In view of all the foregoing, we are of the considered opinion that the Court of Appeals would not, because it could not, have certified this case to this Supreme Court as falling within this court's exclusive jurisdiction, if the Court of Appeals had examined, as it should have, the brief of the appellants, and had not relied only on the appellants' statement that they "understand" that there is on question of fact involved in this case (porque in tendemos que no hay ninguna cuestion de hecho envuelta en esta causa), and on the erroneous conclusions of both the attorneys for the appellants and appellee in their joint motion that the "question raised in the present case are purely legal;" because as we have already stated the appellants raise question of fact in their brief.

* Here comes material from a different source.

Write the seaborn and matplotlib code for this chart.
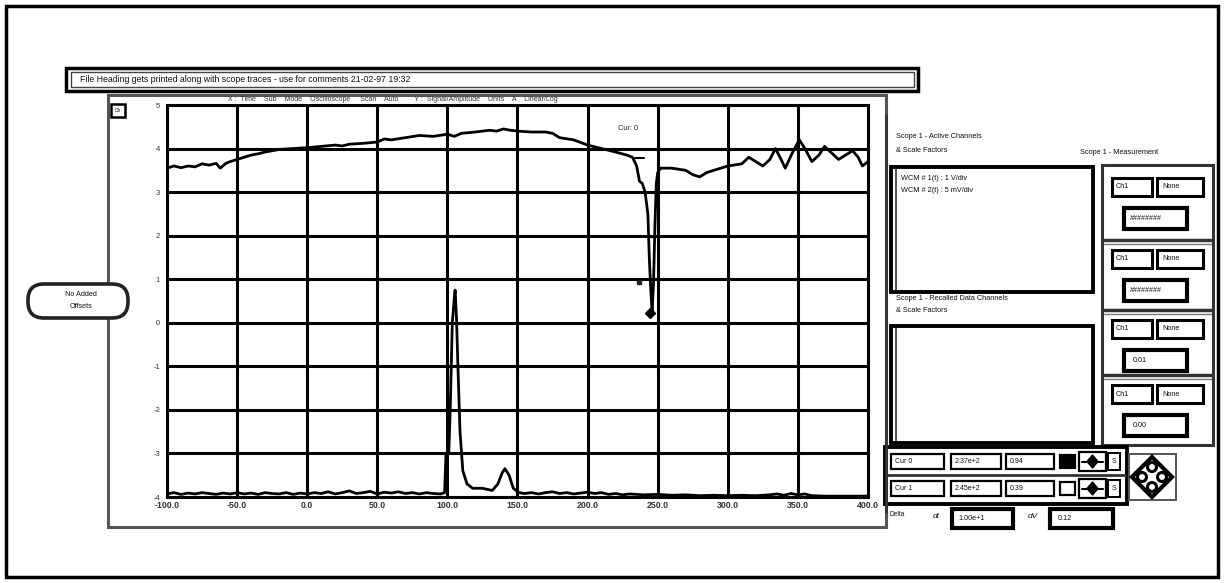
import matplotlib
matplotlib.use("Agg")
import matplotlib.pyplot as plt
from matplotlib.patches import Rectangle, FancyBboxPatch, Polygon, Circle
import seaborn as sns

# ---- data -------------------------------------------------------------
# channel 1 (WCM #1) : 1 V/div
ch1_t = [-100, -95, -90, -85, -80, -75, -70, -65, -62, -58, -55, -50, -45, -40,
         -35, -30, -25, -20, -10, 0, 10, 20, 25, 30, 40, 50, 55, 60, 70, 80, 90,
         100, 105, 110, 120, 130, 135, 140, 145, 150, 160, 170, 175, 180, 190,
         200, 210, 220, 228, 232, 235, 237, 239, 241, 243, 244, 245, 246, 247,
         248, 249, 250, 252, 260, 270, 275, 280, 285, 290, 295, 300, 310, 315,
         320, 325, 330, 334, 338, 341, 346, 351, 355, 360, 365, 369, 374, 379,
         384, 389, 393, 396, 400]
ch1_v = [3.55, 3.6, 3.56, 3.6, 3.58, 3.65, 3.62, 3.66, 3.55, 3.66, 3.7, 3.75,
         3.8, 3.85, 3.88, 3.92, 3.95, 3.98, 4.0, 4.02, 4.05, 4.08, 4.06, 4.1,
         4.12, 4.15, 4.22, 4.2, 4.25, 4.3, 4.28, 4.33, 4.28, 4.35, 4.38, 4.42,
         4.4, 4.45, 4.42, 4.4, 4.38, 4.38, 4.35, 4.25, 4.2, 4.08, 4.0, 3.92,
         3.85, 3.8, 3.6, 3.25, 3.2, 3.0, 2.5, 1.5, 0.8, 0.25, 0.9, 2.2, 3.2,
         3.45, 3.55, 3.55, 3.5, 3.4, 3.35, 3.45, 3.5, 3.55, 3.6, 3.65, 3.8,
         3.7, 3.6, 3.75, 4.0, 3.75, 3.55, 3.9, 4.2, 4.0, 3.7, 3.85, 4.05, 3.9,
         3.75, 3.85, 3.95, 3.8, 3.6, 3.7]

# channel 2 (WCM #2) : 5 mV/div
ch2_t = [-100, -95, -90, -85, -80, -75, -70, -65, -60, -55, -50, -45, -40, -35,
         -30, -25, -20, -15, -10, -5, 0, 5, 10, 15, 20, 25, 30, 35, 40, 45, 50,
         55, 60, 65, 70, 75, 80, 85, 90, 95, 98, 99, 101, 102, 103.5, 105,
         105.5, 106.5, 107.5, 109, 111, 114, 118, 125, 132, 136, 139, 141, 144,
         147, 151, 155, 160, 165, 170, 175, 180, 185, 190, 195, 200, 205, 210,
         215, 220, 225, 230, 240, 250, 260, 270, 280, 290, 300, 310, 320, 330,
         335, 340, 345, 350, 355, 360, 370, 380, 390, 400]
ch2_v = [-3.93, -3.9, -3.94, -3.91, -3.93, -3.9, -3.92, -3.94, -3.91, -3.93,
         -3.9, -3.93, -3.91, -3.94, -3.9, -3.92, -3.93, -3.9, -3.94, -3.91,
         -3.93, -3.9, -3.92, -3.88, -3.93, -3.9, -3.86, -3.92, -3.9, -3.87,
         -3.93, -3.89, -3.91, -3.88, -3.92, -3.9, -3.93, -3.9, -3.92, -3.93,
         -3.9, -3.0, -3.0, -2.0, 0.0, 0.6, 0.75, 0.1, -1.0, -2.5, -3.4, -3.7,
         -3.8, -3.8, -3.85, -3.7, -3.45, -3.35, -3.5, -3.8, -3.9, -3.92, -3.9,
         -3.93, -3.9, -3.88, -3.92, -3.9, -3.93, -3.91, -3.89, -3.92, -3.9,
         -3.94, -3.92, -3.95, -3.93, -3.95, -3.94, -3.96, -3.95, -3.97, -3.96,
         -3.97, -3.96, -3.97, -3.95, -3.93, -3.96, -3.92, -3.95, -3.93, -3.97,
         -3.98, -3.98, -3.98, -3.98]

# cursor markers
cursor_t = [237.0, 244.5]
cursor_v = [0.94, 0.23]

x_ticks = [-100, -50, 0, 50, 100, 150, 200, 250, 300, 350, 400]
x_labels = ["-100.0", "-50.0", "0.0", "50.0", "100.0", "150.0", "200.0",
            "250.0", "300.0", "350.0", "400.0"]
y_ticks = [-4, -3, -2, -1, 0, 1, 2, 3, 4, 5]

channel_lines = ["WCM # 1(t) : 1 V/div", "WCM # 2(t) : 5 mV/div"]
meas_values = ["########", "########", "0.01", "0.00"]
cursor_rows = [("Cur 0", "2.37e+2", "0.94"), ("Cur 1", "2.45e+2", "0.39")]
delta_t, delta_v = "1.00e+1", "0.12"

# ---- figure -------------------------------------------------------------
sns.set_style("white")
plt.rcParams["font.family"] = ["Liberation Sans", "DejaVu Sans"]

W, H = 1224, 583
fig = plt.figure(figsize=(W / 100, H / 100), dpi=100)
fig.patch.set_facecolor("white")

# pixel-space overlay for the panel furniture
ov = fig.add_axes([0, 0, 1, 1], zorder=0)
ov.set_xlim(0, W)
ov.set_ylim(H, 0)
ov.axis("off")


def box(x0, y0, x1, y1, lw=1.5, ec="black", fc="none", z=1):
    ov.add_patch(Rectangle((x0, y0), x1 - x0, y1 - y0, lw=lw, ec=ec, fc=fc,
                           zorder=z))


def txt(x, y, s, size=5.5, **kw):
    ov.text(x, y, s, fontsize=size, va="center", ha=kw.pop("ha", "left"),
            color=kw.pop("color", "#111111"), **kw)


# outer frame
box(6, 6, 1218, 577, lw=2.5)

# title bar
box(66, 68, 918, 91, lw=2.5)
box(71, 72, 914, 87, lw=1.0, ec="#444444")
txt(80, 79.5, "File Heading gets printed along with scope traces - use for "
    "comments 21-02-97 19:32", size=6.3)

# scope window frame
box(108, 95, 886, 527, lw=2.2, ec="#555555")
txt(228, 99.5, "X :  Time    Sub    Mode    Oscilloscope     Scan    Auto"
    "        Y :  Signal/Amplitude    Units    A    Linear/Log", size=5.0,
    color="#333333")
box(111, 104, 125, 117, lw=1.8)
txt(118, 110.5, "Ch", size=3.5, ha="center")

# "No Added Offsets" button
ov.add_patch(FancyBboxPatch((28, 284), 100, 34,
                            boxstyle="round,pad=0,rounding_size=16",
                            lw=2.6, ec="#222222", fc="white", zorder=3))
txt(81, 295, "No Added", size=5.2, ha="center", zorder=4)
txt(81, 306, "Offsets", size=5.2, ha="center", zorder=4)

# right-hand separator
ov.plot([886, 886], [115, 512], color="#333333", lw=2.0)

# active channels panel
txt(896, 137, "Scope 1 - Active Channels", size=5.3)
txt(896, 150, "& Scale Factors", size=5.3)
box(891, 167, 1093, 292, lw=2.8)
ov.plot([896, 896], [169, 290], color="#333333", lw=1.2)
for i, s in enumerate(channel_lines):
    txt(901, 178 + 12 * i, s, size=5.3)

txt(896, 299, "Scope 1 - Recalled Data Channels", size=5.3)
txt(896, 311, "& Scale Factors", size=5.3)
box(891, 326, 1093, 443, lw=2.8)
ov.plot([896, 896], [328, 441], color="#333333", lw=1.2)

# measurement panel
txt(1080, 152, "Scope 1 - Measurement", size=5.3)
box(1102, 165, 1213, 445, lw=2.2, ec="#333333")
group_tops = [178, 250, 320, 385]
for g, (top, val) in enumerate(zip(group_tops, meas_values)):
    if g > 0:
        ov.plot([1104, 1211], [top - 10, top - 10], color="#333333", lw=2.5)
        ov.plot([1104, 1211], [top - 6, top - 6], color="#777777", lw=1.0)
    box(1112, top, 1152, top + 18, lw=2.2)
    txt(1116, top + 9, "Ch1", size=5.2)
    box(1157, top, 1203, top + 18, lw=2.2)
    txt(1162, top + 9, "None", size=5.2)
    box(1124, top + 30, 1187, top + 51, lw=3.0)
    txt(1130 if val.startswith("#") else 1133, top + 40.5, val, size=5.2)

# cursor table
box(885, 447, 1127, 504, lw=2.8)
for r, (name, tv, vv) in enumerate(cursor_rows):
    y0 = 454 + 27 * r
    box(891, y0, 944, y0 + 15, lw=1.6)
    txt(895, y0 + 7.5, name, size=5.0)
    box(951, y0, 1001, y0 + 15, lw=1.6)
    txt(955, y0 + 7.5, tv, size=5.0)
    box(1006, y0, 1054, y0 + 15, lw=1.6)
    txt(1010, y0 + 7.5, vv, size=5.0)
    box(1060, y0 + 1, 1075, y0 + 14, lw=1.6, fc="black" if r == 0 else "white")
    box(1079, y0 - 2, 1106, y0 + 17, lw=1.6)
    ov.plot([1082, 1103], [y0 + 7.5, y0 + 7.5], color="black", lw=1.5)
    ov.add_patch(Polygon([[1092.5, y0 + 1], [1098, y0 + 7.5], [1092.5, y0 + 14],
                          [1087, y0 + 7.5]], closed=True, fc="black", ec="black"))
    box(1108, y0 - 1, 1120, y0 + 16, lw=1.4)
    txt(1114, y0 + 7.5, "S", size=5.0, ha="center")
ov.plot([887, 1125], [475, 475], color="#333333", lw=2.0)

# navigation pad
box(1129, 454, 1176, 500, lw=1.4, ec="#555555")
ov.add_patch(Polygon([[1152, 457], [1172, 477], [1152, 497], [1132, 477]],
                     closed=True, fc="none", ec="black", lw=3.0))
for cx, cy in [(1152, 467), (1142, 477), (1162, 477), (1152, 487)]:
    ov.add_patch(Circle((cx, cy), 4.5, fc="white", ec="black", lw=2.2))

# delta readouts
txt(889, 514, "Delta", size=4.8)
txt(933, 516, "dt", size=6.0, style="italic")
box(952, 509, 1013, 528, lw=3.0)
txt(958, 518.5, delta_t, size=5.2)
txt(1028, 516, "dV", size=6.0, style="italic")
box(1050, 509, 1113, 528, lw=3.0)
txt(1058, 518.5, delta_v, size=5.2)

# ---- traces -------------------------------------------------------------
x0, x1, y0p, y1p = 167, 868, 105, 497
ax = fig.add_axes([x0 / W, 1 - y1p / H, (x1 - x0) / W, (y1p - y0p) / H],
                  zorder=2)
ax.set_facecolor("white")

sns.lineplot(x=ch1_t, y=ch1_v, ax=ax, color="black", lw=2.0, sort=False,
             estimator=None)
sns.lineplot(x=ch2_t, y=ch2_v, ax=ax, color="black", lw=2.0, sort=False,
             estimator=None)

# cursor marks
ax.plot([cursor_t[1]], [cursor_v[1]], marker="D", ms=5, color="black")
ax.plot([cursor_t[0]], [cursor_v[0]], marker="s", ms=3.5, color="#222222")
ax.plot([cursor_t[0] - 3, cursor_t[0] + 3], [3.78, 3.78], color="black", lw=1.5)
ax.text(222, 4.45, "Cur: 0", fontsize=5.3, color="#222222", va="center")

ax.set_xlim(-100, 400)
ax.set_ylim(-4, 5)
ax.set_xticks(x_ticks)
ax.set_xticklabels(x_labels, fontsize=6.3, fontweight="bold", color="#333333")
ax.set_yticks(y_ticks)
ax.set_yticklabels([str(v) for v in y_ticks], fontsize=5.5, color="#333333")
ax.set_yticks([v / 5 for v in range(-20, 25)], minor=True)
ax.tick_params(axis="y", which="minor", length=3, width=1.6, color="#222222",
               direction="out")
ax.tick_params(axis="y", which="major", length=4, width=1.6, pad=1)
ax.tick_params(axis="x", which="major", length=0, pad=3)
ax.grid(True, which="major", color="black", lw=2.2)
for s in ax.spines.values():
    s.set_color("black")
    s.set_linewidth(2.2)
ax.set_xlabel("")
ax.set_ylabel("")

fig.savefig("out.png", dpi=100, facecolor="white")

Besides, the appellate court can not pass upon the question of law whether the donations in question, made in consideration of personal services to donees had rendered to the donor, are simple or for a valuable consideration, without determining first whether or not the services rendered constitute recoverable or demandable debts; because a donation for services previously rendered are remunerative or for a valuable debts; otherwise it is simple donation. The lower court did not make any finding of fact as to whether the services previously rendered by the donees to the donor constituted recoverable or demandable debts, on the wrong assumption that this court ruled in Manalo vs. De Mesa (29 Phil., 495, 500) that all donations for services previously rendered are remunerative or for a valuable consideration. What this court held in that case was that "There can be no doubt that the donation in question was made for valuable consideration since the donor made it conditional upon the donee bearing the expenses that might be occasioned by the death and burial of the donor Placida Manalo, a condition and obligation which the donee Gregorio de Mesa carried out in his behalf and for his wife Leoncia Manalo". And the syllabus in that case says "A donation of a realty conditioned that the donees would meet and bear the expenses that might be incurred by reason of the donor's death and burial, must be classified as a donation for a valuable consideration."

Wherefore it is ordered that the record of this case be remanded or returned to the Court of Appeals for proper action.

Moran, C. J., Pablo, Bengzon, Padilla, Tuason, Montemayor, Reyes, Jugo and Bautista Angelo, JJ., concur.